‘Link Round-Up’ gives you a glimpse into the articles that got the most airtime around the Loom Analytics water cooler this week. Published every Friday, article topics include access to justice, big data, legal technology, and what’s happening in the Canadian legal landscape.
- We at Loom wish a happy belated Independence Day to our neighbours to the south. To celebrate the day, Lawyerist reminded their readers that many of the men instrumental in bringing about the Declaration of Independence were themselves lawyers with this list of the lawyerly histories of the founding fathers. If you can’t afford the vastly inflated Hamilton ticket prices, this might just be the next best thing.
- Speaking of the Declaration of Independence, this year NPR took their 29-year July 4th tradition of reading the Declaration of Independence on the air and mirrored it on an additional medium: Twitter. Over the course of 113 consecutive posts, the network tweeted out the entire document, to the consternation of some. While some thought the rapid-fire tweeting smacked of spam, others who did not recognize the lines in this context believed the NPR tweets to be propaganda calling for a revolution against the current administration.

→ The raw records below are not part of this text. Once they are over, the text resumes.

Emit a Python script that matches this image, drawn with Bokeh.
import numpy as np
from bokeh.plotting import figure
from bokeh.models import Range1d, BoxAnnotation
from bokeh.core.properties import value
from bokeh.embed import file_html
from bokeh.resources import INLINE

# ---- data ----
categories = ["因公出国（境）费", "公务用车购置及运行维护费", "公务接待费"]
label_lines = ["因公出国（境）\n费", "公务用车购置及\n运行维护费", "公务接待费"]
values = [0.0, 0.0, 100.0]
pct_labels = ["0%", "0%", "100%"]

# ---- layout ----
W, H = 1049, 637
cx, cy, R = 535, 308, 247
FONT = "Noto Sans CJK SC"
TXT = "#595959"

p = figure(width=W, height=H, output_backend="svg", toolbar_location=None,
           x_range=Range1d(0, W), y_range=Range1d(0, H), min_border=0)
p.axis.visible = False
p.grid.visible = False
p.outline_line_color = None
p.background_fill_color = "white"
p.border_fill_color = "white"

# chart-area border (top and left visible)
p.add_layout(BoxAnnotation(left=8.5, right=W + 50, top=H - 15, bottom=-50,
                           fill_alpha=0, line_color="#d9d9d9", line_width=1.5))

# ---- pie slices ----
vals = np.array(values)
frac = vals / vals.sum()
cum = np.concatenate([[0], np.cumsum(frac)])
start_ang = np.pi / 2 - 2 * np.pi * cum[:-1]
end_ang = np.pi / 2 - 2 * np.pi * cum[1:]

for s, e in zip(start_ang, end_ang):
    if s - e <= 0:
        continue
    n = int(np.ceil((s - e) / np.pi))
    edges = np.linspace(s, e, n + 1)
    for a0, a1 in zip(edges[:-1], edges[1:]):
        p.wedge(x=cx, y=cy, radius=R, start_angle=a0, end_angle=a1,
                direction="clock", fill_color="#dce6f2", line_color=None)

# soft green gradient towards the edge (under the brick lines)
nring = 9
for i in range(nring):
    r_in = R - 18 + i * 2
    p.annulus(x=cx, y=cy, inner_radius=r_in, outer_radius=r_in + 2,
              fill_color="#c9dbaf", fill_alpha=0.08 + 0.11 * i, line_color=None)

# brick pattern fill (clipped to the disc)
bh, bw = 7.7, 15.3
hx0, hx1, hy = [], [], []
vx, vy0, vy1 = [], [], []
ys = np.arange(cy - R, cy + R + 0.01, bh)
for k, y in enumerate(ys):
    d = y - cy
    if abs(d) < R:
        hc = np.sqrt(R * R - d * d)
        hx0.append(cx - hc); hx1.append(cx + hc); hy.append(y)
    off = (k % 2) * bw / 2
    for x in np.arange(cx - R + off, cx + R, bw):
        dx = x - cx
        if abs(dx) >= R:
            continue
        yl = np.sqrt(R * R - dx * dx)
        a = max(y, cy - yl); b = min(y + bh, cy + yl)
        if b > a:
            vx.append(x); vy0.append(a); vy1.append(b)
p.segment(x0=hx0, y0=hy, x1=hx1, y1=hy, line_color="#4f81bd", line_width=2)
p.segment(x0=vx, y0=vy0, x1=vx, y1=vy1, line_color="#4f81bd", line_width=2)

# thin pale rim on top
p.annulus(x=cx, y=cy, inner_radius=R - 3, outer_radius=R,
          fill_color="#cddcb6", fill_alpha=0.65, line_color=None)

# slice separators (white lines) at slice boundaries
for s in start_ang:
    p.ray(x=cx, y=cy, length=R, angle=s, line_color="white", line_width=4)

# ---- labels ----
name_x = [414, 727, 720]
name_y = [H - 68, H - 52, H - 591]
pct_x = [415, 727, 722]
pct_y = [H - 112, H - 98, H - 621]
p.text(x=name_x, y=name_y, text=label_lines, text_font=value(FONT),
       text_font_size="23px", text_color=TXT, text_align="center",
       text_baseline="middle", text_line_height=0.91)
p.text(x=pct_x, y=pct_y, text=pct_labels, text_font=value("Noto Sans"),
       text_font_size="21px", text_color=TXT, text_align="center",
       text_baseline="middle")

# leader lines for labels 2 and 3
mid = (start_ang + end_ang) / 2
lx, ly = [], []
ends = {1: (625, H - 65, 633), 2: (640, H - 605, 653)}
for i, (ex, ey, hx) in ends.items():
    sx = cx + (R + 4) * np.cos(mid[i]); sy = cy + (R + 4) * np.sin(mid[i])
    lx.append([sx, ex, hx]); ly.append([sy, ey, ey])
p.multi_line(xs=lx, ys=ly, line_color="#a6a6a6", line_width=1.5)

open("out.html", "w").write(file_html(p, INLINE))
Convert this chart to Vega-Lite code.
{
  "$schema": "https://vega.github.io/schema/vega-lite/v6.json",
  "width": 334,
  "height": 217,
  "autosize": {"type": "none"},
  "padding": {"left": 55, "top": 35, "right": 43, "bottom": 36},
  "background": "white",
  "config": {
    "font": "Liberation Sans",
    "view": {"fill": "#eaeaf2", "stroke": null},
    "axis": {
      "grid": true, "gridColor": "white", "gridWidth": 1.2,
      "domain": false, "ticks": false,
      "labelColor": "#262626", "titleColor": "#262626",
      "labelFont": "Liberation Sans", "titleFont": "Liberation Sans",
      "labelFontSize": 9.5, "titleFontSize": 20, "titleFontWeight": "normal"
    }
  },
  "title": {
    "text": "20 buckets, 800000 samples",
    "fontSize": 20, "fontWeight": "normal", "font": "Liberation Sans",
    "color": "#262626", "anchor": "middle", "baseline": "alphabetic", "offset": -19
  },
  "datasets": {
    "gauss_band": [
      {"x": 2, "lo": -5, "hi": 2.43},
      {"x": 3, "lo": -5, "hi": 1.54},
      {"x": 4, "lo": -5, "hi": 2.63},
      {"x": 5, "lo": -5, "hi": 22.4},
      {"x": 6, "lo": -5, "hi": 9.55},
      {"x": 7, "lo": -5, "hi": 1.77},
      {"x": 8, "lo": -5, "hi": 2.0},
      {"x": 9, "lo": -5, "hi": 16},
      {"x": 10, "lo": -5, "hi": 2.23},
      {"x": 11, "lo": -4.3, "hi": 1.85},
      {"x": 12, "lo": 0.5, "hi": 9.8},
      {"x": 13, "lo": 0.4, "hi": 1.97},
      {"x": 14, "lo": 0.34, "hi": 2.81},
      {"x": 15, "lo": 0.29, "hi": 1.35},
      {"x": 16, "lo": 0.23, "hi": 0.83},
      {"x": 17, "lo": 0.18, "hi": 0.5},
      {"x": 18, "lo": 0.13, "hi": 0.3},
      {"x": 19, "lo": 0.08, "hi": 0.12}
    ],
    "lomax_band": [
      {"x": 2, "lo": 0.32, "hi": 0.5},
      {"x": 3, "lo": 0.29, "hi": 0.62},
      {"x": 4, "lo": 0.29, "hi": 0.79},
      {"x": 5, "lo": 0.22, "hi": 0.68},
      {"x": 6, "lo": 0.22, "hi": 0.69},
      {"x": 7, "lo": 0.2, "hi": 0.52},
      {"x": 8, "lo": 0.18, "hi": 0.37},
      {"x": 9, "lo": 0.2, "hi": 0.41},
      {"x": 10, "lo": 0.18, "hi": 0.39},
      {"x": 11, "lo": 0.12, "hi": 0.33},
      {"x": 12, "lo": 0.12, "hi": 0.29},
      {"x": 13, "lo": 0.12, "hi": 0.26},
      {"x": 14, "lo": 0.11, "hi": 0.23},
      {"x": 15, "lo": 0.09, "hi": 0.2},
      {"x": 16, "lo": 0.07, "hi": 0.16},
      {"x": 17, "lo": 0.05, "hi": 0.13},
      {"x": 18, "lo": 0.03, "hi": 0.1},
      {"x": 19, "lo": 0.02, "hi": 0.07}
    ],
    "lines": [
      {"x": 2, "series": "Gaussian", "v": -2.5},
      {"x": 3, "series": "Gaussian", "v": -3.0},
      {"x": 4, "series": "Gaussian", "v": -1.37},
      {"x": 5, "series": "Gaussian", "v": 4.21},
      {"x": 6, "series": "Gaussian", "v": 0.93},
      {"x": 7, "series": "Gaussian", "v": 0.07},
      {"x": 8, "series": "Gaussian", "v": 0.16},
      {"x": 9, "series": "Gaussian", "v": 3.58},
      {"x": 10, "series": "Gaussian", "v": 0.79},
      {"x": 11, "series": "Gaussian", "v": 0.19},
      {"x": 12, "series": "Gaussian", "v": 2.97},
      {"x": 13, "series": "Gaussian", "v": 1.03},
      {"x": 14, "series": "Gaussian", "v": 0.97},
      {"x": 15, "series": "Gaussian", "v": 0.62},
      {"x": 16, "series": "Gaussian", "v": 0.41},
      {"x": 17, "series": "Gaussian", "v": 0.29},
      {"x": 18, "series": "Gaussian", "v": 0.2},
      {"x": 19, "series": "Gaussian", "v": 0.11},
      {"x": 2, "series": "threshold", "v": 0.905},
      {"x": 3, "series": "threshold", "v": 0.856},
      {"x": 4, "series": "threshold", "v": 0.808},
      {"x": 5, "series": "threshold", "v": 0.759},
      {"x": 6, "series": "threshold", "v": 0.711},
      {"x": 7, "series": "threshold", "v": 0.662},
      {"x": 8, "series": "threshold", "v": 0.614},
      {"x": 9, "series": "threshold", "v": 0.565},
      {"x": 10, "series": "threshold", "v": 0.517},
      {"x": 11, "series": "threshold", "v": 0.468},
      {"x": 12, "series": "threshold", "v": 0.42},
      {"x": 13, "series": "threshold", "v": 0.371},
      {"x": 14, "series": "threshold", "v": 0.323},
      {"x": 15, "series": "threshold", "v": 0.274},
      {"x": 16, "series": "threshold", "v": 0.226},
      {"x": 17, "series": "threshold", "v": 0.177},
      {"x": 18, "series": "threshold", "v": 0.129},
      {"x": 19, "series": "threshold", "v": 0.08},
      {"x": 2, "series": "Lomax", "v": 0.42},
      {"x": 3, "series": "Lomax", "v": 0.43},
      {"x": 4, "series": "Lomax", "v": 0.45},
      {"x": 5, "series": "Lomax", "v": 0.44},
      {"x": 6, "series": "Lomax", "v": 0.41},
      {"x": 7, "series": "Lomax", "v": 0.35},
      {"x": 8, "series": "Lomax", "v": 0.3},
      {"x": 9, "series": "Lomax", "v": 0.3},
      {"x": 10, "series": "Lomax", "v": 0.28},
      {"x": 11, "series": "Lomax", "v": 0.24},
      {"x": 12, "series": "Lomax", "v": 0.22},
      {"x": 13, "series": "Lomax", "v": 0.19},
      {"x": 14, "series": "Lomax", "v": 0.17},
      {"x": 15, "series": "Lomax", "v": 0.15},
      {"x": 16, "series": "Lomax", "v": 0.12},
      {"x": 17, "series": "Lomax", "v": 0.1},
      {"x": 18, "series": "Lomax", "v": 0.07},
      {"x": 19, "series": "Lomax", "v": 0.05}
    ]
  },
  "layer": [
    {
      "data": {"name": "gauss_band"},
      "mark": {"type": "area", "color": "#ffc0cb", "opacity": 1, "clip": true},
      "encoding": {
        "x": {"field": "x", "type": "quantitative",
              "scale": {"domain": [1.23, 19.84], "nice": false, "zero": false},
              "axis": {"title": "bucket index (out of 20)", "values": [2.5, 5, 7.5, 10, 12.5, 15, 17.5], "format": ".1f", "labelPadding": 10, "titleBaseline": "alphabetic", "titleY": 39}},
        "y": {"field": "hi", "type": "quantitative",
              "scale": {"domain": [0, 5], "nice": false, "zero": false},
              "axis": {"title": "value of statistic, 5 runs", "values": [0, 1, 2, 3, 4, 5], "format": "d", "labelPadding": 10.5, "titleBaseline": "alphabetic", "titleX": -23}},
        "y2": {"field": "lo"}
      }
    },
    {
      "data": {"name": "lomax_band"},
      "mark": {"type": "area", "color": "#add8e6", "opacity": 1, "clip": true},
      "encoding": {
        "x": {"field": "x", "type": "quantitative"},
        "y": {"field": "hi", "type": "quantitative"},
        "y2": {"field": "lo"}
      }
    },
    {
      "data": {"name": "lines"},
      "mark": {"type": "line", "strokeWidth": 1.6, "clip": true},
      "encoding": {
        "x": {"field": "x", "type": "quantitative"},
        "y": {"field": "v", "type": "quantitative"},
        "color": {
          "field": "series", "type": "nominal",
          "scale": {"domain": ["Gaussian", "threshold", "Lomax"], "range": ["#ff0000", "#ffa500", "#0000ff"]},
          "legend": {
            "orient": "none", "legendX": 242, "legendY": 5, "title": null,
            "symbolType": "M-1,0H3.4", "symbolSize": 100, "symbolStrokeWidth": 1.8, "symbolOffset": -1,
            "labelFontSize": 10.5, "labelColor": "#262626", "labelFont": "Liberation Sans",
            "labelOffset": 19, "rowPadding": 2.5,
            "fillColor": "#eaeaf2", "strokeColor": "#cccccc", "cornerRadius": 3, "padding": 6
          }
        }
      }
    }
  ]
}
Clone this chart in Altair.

- Canada also had an important national holiday this week, and while some of us spent it staring down giant inflatable waterfowl, Byrdie Funk was celebrating the nation’s birthday by regaining her citizenship. The 37-year-old B.C. woman was one of a group of ‘Lost Canadians’ whose citizenship was stripped because of an arcane law. Only applicable to those born between 1977 and 1981, the law required that anyone born outside of Canada to parents that were naturalized Canadian citizens needed to apply to maintain their citizenship before turning 28 years old. Unaware of the law, Funk only found out about it when she was informed that she lost her citizenship. Having now regained her citizenship, Funk says she intends to continue fighting to have the laws rewritten so that no one else has the misfortune of losing their citizenship as a result of outdated laws.
- The path to becoming a citizen of a country is of course a very individual experience. For South Korean-born and newly officially American law and technology journalist Sarah Jeong, the journey required a lot of grappling with anti-immigrant sentiment that has reached new heights in recent years. In an honest and thoughtful interview with Vox’s Dara Lind, Jeong discusses her experiences as a lawyer and immigrant, looking at immigration from both the outside as a journalist and from the inside as someone with intimate knowledge of what it feels like to be someone caught within the bureaucracy of citizenship.
- The American Bar Association has announced a new tool available to veterans who need help identifying their legal needs. Called Legal Checkups for Veterans, this free web-based application allows users to answer questions regarding their current circumstances and provides advice and more information when their problems have potential legal solutions.
- If you’re looking to add a little surrealist jolt to your day, these digital art pieces made by Paris-based artist Mario Klingemann using artificial neural networks might be for you. Klingemann creates these pieces using neural networks, building “art-generating software by feeding photos, video, and line drawings into code borrowed from the cutting edge of machine learning research. Klingemann curates what spews out into collections of hauntingly distorted faces and figures, and abstracts.”